● DATA EXCERPT

_____

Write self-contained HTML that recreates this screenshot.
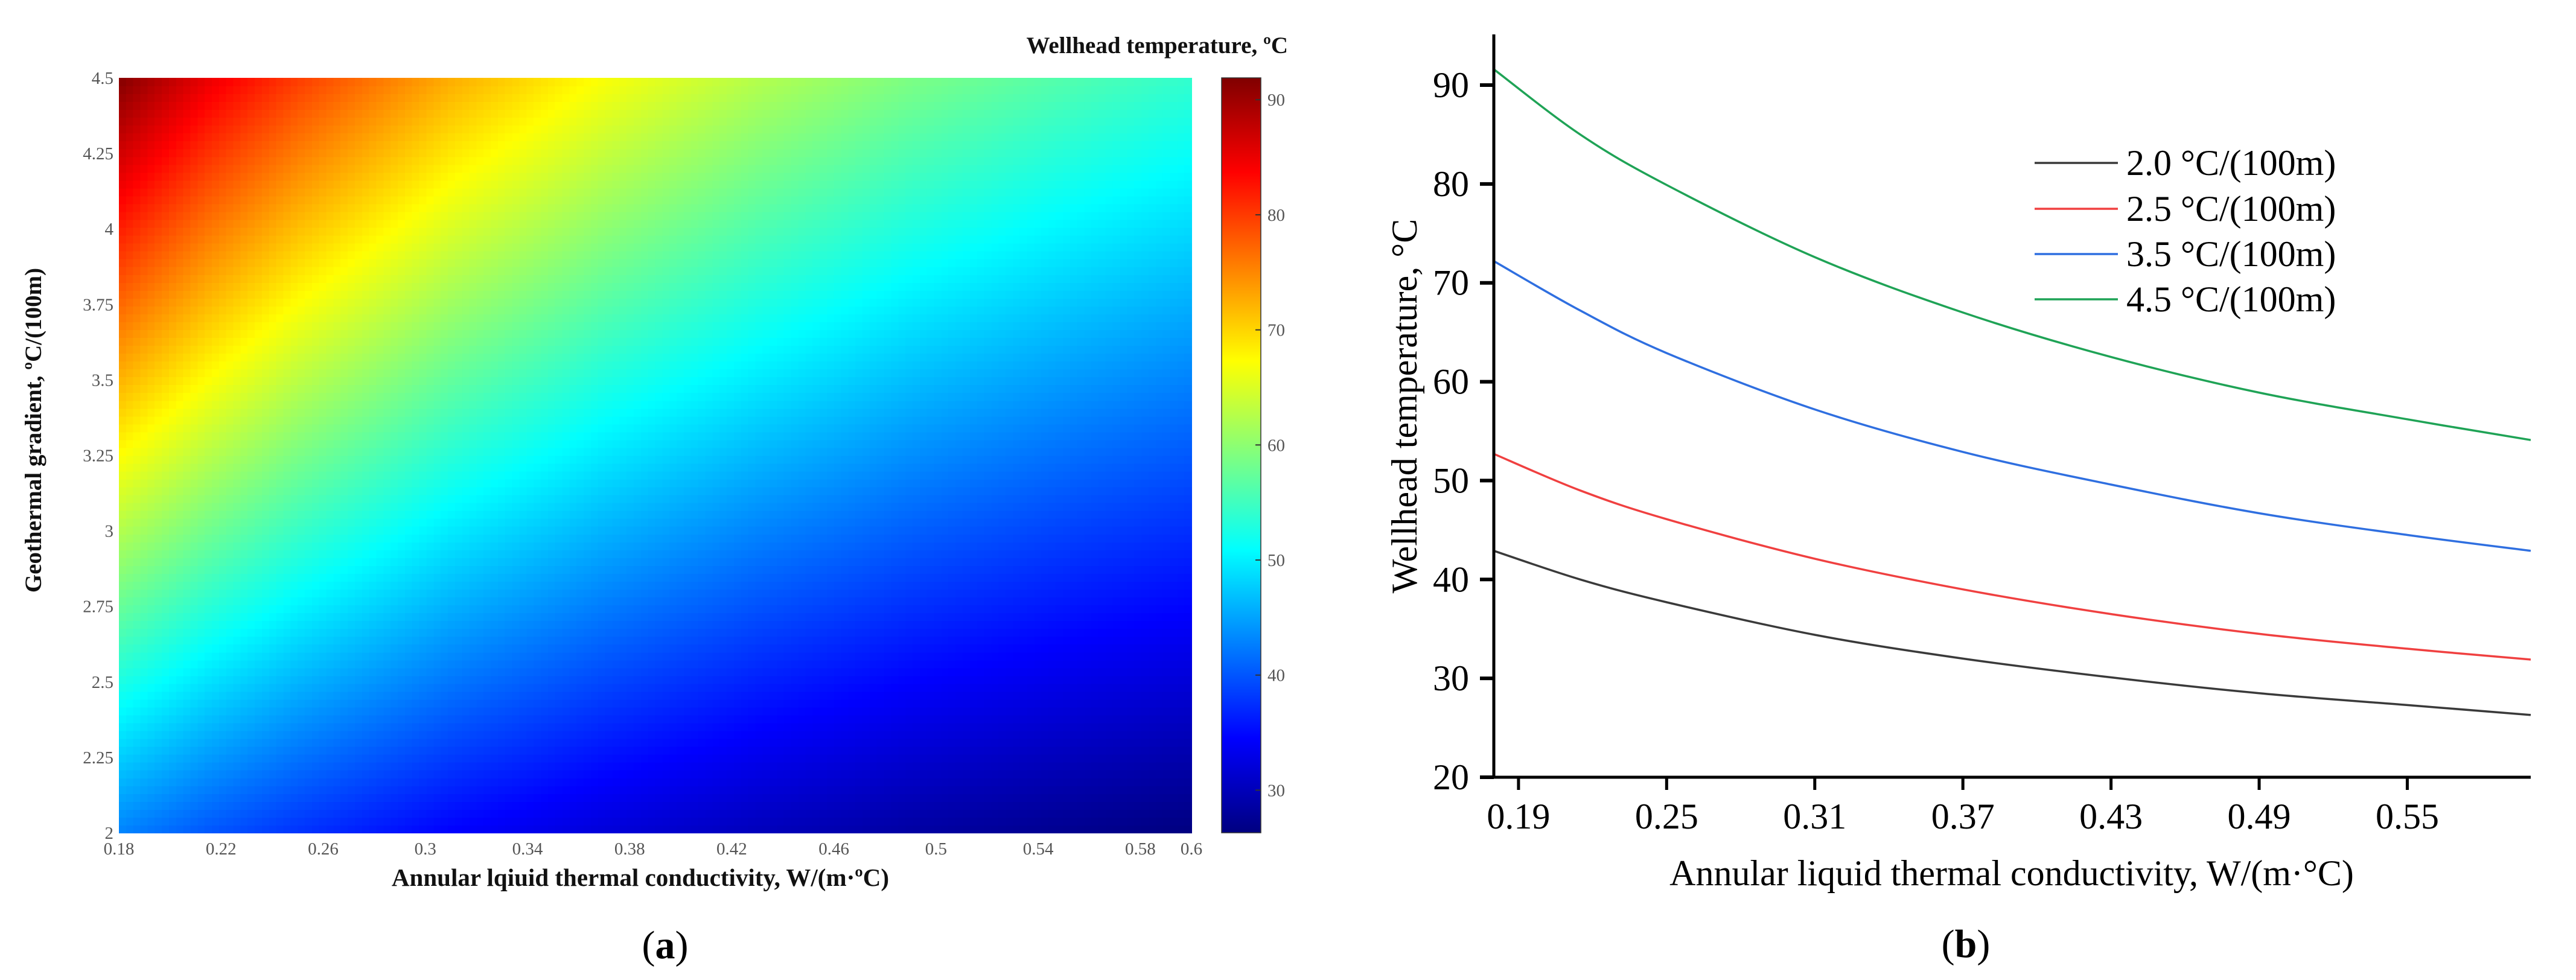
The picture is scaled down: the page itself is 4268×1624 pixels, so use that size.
<!DOCTYPE html>
<html><head><meta charset="utf-8"><style>
html,body{margin:0;padding:0;background:#fff;}
body{width:4268px;height:1624px;overflow:hidden;}
svg{display:block;}
text{font-family:"Liberation Serif",serif;}
</style></head><body>
<svg id="fig" width="4268" height="1624" viewBox="0 0 4268 1624" xmlns="http://www.w3.org/2000/svg">
<defs>
<linearGradient id="jet" x1="0" y1="1" x2="0" y2="0">
<stop offset="0" stop-color="#000080"/><stop offset="0.125" stop-color="#0000ff"/><stop offset="0.375" stop-color="#00ffff"/><stop offset="0.625" stop-color="#ffff00"/><stop offset="0.875" stop-color="#ff0000"/><stop offset="1" stop-color="#800000"/>
</linearGradient>
</defs>
<g id="heat"></g>
<g id="lines"></g>
</svg>
<script>
// ---- data ----
const kVals = [0.18, 0.215, 0.25, 0.31, 0.37, 0.43, 0.49, 0.55, 0.60];
const gradLevels = [2.0, 2.5, 3.5, 4.5];
const series20 = [42.9, 40.0, 37.7, 34.4, 32.0, 30.1, 28.5, 27.3, 26.3];
const series25 = [52.7, 49.0, 46.1, 42.1, 39.0, 36.5, 34.5, 33.0, 31.9];
const series35 = [72.2, 67.2, 62.9, 57.2, 52.9, 49.6, 46.7, 44.5, 42.9];
const series45 = [91.6, 85.0, 79.9, 72.6, 67.0, 62.5, 58.9, 56.2, 54.1];
// heatmap grid rows (gradient) x columns (kVals)
const heatRowsG = [2.0, 2.5, 3.0, 3.5, 4.0, 4.5];
const heatRow20 = [42.9, 40.0, 37.7, 34.4, 32.0, 30.1, 28.5, 27.3, 26.3];
const heatRow25 = [52.7, 49.0, 46.1, 42.1, 39.0, 36.5, 34.5, 33.0, 31.9];
const heatRow30 = [62.4, 58.1, 54.5, 49.6, 46.0, 43.0, 40.6, 38.7, 37.4];
const heatRow35 = [72.2, 67.2, 62.9, 57.2, 52.9, 49.6, 46.7, 44.5, 42.9];
const heatRow40 = [81.9, 76.1, 71.4, 64.9, 60.0, 56.0, 52.8, 50.3, 48.5];
const heatRow45 = [91.6, 85.0, 79.9, 72.6, 67.0, 62.5, 58.9, 56.2, 54.1];
const heatXTicks = ["0.18","0.22","0.26","0.3","0.34","0.38","0.42","0.46","0.5","0.54","0.58","0.6"];
const heatYTicks = ["2","2.25","2.5","2.75","3","3.25","3.5","3.75","4","4.25","4.5"];
const cbarTicks = ["30","40","50","60","70","80","90"];
const lineXTicks = ["0.19","0.25","0.31","0.37","0.43","0.49","0.55"];
const lineYTicks = ["20","30","40","50","60","70","80","90"];
const legendLabels = ["2.0 °C/(100m)","2.5 °C/(100m)","3.5 °C/(100m)","4.5 °C/(100m)"];

const NS="http://www.w3.org/2000/svg";
function mk(tag, attrs, parent, txt){const e=document.createElementNS(NS,tag);for(const k in attrs)e.setAttribute(k,attrs[k]);if(txt!==undefined)e.textContent=txt;parent.appendChild(e);return e;}

// ---------- Heatmap ----------
const H=document.getElementById('heat');
const hx0=197,hx1=1974,hy0=129,hy1=1380;
const kMin=0.18,kMax=0.6,gMin=2,gMax=4.5,cMin=26.3,cMax=91.9;
const hX=k=>hx0+(k-kMin)/(kMax-kMin)*(hx1-hx0);
const hY=g=>hy1-(g-gMin)/(gMax-gMin)*(hy1-hy0);
const heatGrid=[heatRow20,heatRow25,heatRow30,heatRow35,heatRow40,heatRow45];
function interp(arr,xs,x){for(let i=0;i<xs.length-1;i++){if(x<=xs[i+1]){const t=(x-xs[i])/(xs[i+1]-xs[i]);return arr[i]+t*(arr[i+1]-arr[i]);}}return arr[arr.length-1];}
function value(k,g){const rowVals=heatGrid.map(r=>interp(r,kVals,k));return interp(rowVals,heatRowsG,g);}
function jet(t){t=Math.max(0,Math.min(1,t));const c=v=>Math.round(255*Math.max(0,Math.min(1,v)));return `rgb(${c(1.5-Math.abs(4*t-3))},${c(1.5-Math.abs(4*t-2))},${c(1.5-Math.abs(4*t-1))})`;}
const NC=150,NR=96;
const cellG=mk('g',{'shape-rendering':'crispEdges'},H);


for(let j=0;j<NR;j++){for(let i=0;i<NC;i++){
  const k=kMin+(i+0.5)/NC*(kMax-kMin), g=gMin+(j+0.5)/NR*(gMax-gMin);
  const xa=hX(kMin+i/NC*(kMax-kMin)), xb=hX(kMin+(i+1)/NC*(kMax-kMin));
  const ya=hY(gMin+(j+1)/NR*(gMax-gMin)), yb=hY(gMin+j/NR*(gMax-gMin));
  const r=mk('rect',{x:xa.toFixed(1),y:ya.toFixed(1),width:(xb-xa+1).toFixed(1),height:(yb-ya+1).toFixed(1),fill:jet((value(k,g)-cMin)/(cMax-cMin))},cellG);
  
  
}}
heatXTicks.forEach(s=>{const t=mk('text',{x:hX(parseFloat(s)),y:1416,'font-size':29,fill:'#555','text-anchor':'middle'},H,s);
  
  });
heatYTicks.forEach(s=>{const t=mk('text',{x:188,y:hY(parseFloat(s))+10,'font-size':29,fill:'#555','text-anchor':'end'},H,s);
  
  });
let t1=mk('text',{x:1061,y:1468,'font-size':41,'font-weight':'bold','text-anchor':'middle',fill:'#111'},H,'Annular lqiuid thermal conductivity, W/(m·ºC)');


let t2=mk('text',{x:0,y:0,'font-size':39,'font-weight':'bold','text-anchor':'middle',fill:'#111',transform:'translate(68,713) rotate(-90)'},H,'Geothermal gradient, ºC/(100m)');


// colorbar
const cbx=2024,cbw=65;
const cbY=v=>hy1-(v-cMin)/(cMax-cMin)*(hy1-hy0);
let cb=mk('rect',{x:cbx,y:hy0,width:cbw,height:hy1-hy0,fill:'url(#jet)',stroke:'#333','stroke-width':1.5},H);


cbarTicks.forEach(s=>{const y=cbY(parseFloat(s));
  mk('line',{x1:cbx+cbw-9,x2:cbx+cbw,y1:y,y2:y,stroke:'#333','stroke-width':2},H);
  const t=mk('text',{x:cbx+cbw+11,y:y+10,'font-size':29,fill:'#555'},H,s);
  
  });
let t3=mk('text',{x:2134,y:88,'font-size':39,'font-weight':'bold','text-anchor':'end',fill:'#111'},H,'Wellhead temperature, ºC');


let t4=mk('text',{x:1102,y:1588,'font-size':66,'text-anchor':'middle',fill:'#000'},H,'');


mk('tspan',{},t4,'(');mk('tspan',{'font-weight':'bold'},t4,'a');mk('tspan',{},t4,')');

// ---------- Line chart ----------
const L=document.getElementById('lines');
const lx0=2475,lx1=4193,ly20=1288,ly90=141;
const lxMin=0.18,lxMax=0.60;
const lX=k=>lx0+(k-lxMin)/(lxMax-lxMin)*(lx1-lx0);
const lY=v=>ly20-(v-20)/(90-20)*(ly20-ly90);
const colors=['#3a3a3a','#f04040','#2f6fe0','#1fa356'];
const allSeries=[series20,series25,series35,series45];
function smoothPath(xs,ys){const p=xs.map((x,i)=>[lX(x),lY(ys[i])]);let d=`M${p[0][0].toFixed(1)},${p[0][1].toFixed(1)}`;
  for(let i=0;i<p.length-1;i++){const p0=p[Math.max(0,i-1)],p1=p[i],p2=p[i+1],p3=p[Math.min(p.length-1,i+2)];
    const c1=[p1[0]+(p2[0]-p0[0])/6,p1[1]+(p2[1]-p0[1])/6],c2=[p2[0]-(p3[0]-p1[0])/6,p2[1]-(p3[1]-p1[1])/6];
    d+=` C${c1[0].toFixed(1)},${c1[1].toFixed(1)} ${c2[0].toFixed(1)},${c2[1].toFixed(1)} ${p2[0].toFixed(1)},${p2[1].toFixed(1)}`;}
  return d;}
allSeries.forEach((s,i)=>{const p=mk('path',{d:smoothPath(kVals,s),fill:'none',stroke:colors[i],'stroke-width':3.5},L);
  
  });
// axes
let ya=mk('line',{x1:lx0,x2:lx0,y1:57,y2:ly20+2,stroke:'#000','stroke-width':5},L);


let xa=mk('line',{x1:lx0-2,x2:lx1,y1:ly20,y2:ly20,stroke:'#000','stroke-width':5},L);


lineYTicks.forEach(s=>{const y=lY(parseFloat(s));
  mk('line',{x1:lx0-23,x2:lx0,y1:y,y2:y,stroke:'#000','stroke-width':6},L);
  const t=mk('text',{x:2434,y:y+20,'font-size':60,'text-anchor':'end',fill:'#000'},L,s);
  
  });
lineXTicks.forEach(s=>{const x=lX(parseFloat(s));
  mk('line',{x1:x,x2:x,y1:ly20,y2:ly20+21,stroke:'#000','stroke-width':5},L);
  const t=mk('text',{x:x,y:1373,'font-size':60,'text-anchor':'middle',fill:'#000'},L,s);
  
  });
let t5=mk('text',{x:3333,y:1467,'font-size':60,'text-anchor':'middle',fill:'#000'},L,'Annular liquid thermal conductivity, W/(m·°C)');


let t6=mk('text',{x:0,y:0,'font-size':60,'text-anchor':'middle',fill:'#000',transform:'translate(2347,673) rotate(-90)'},L,'Wellhead temperature, °C');


// legend
const legY=[270,346,421,496];
legendLabels.forEach((s,i)=>{const g=mk('g',{},L);
  
  
  mk('line',{x1:3371,x2:3509,y1:legY[i],y2:legY[i],stroke:colors[i],'stroke-width':3.5},g);
  mk('text',{x:3523,y:legY[i]+20,'font-size':60,fill:'#000'},g,s);});
let t7=mk('text',{x:3257,y:1586,'font-size':66,'text-anchor':'middle',fill:'#000'},L,'');


mk('tspan',{},t7,'(');mk('tspan',{'font-weight':'bold'},t7,'b');mk('tspan',{},t7,')');
</script>
</body></html>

_____

● WORK INSTRUCTIONS
Gather every line from the listing above in which the word "that" appears.

● SOLUTION FOR THIS TASK
Write self-contained HTML that recreates this screenshot.
The picture is scaled down: the page itself is 4268×1624 pixels, so use that size.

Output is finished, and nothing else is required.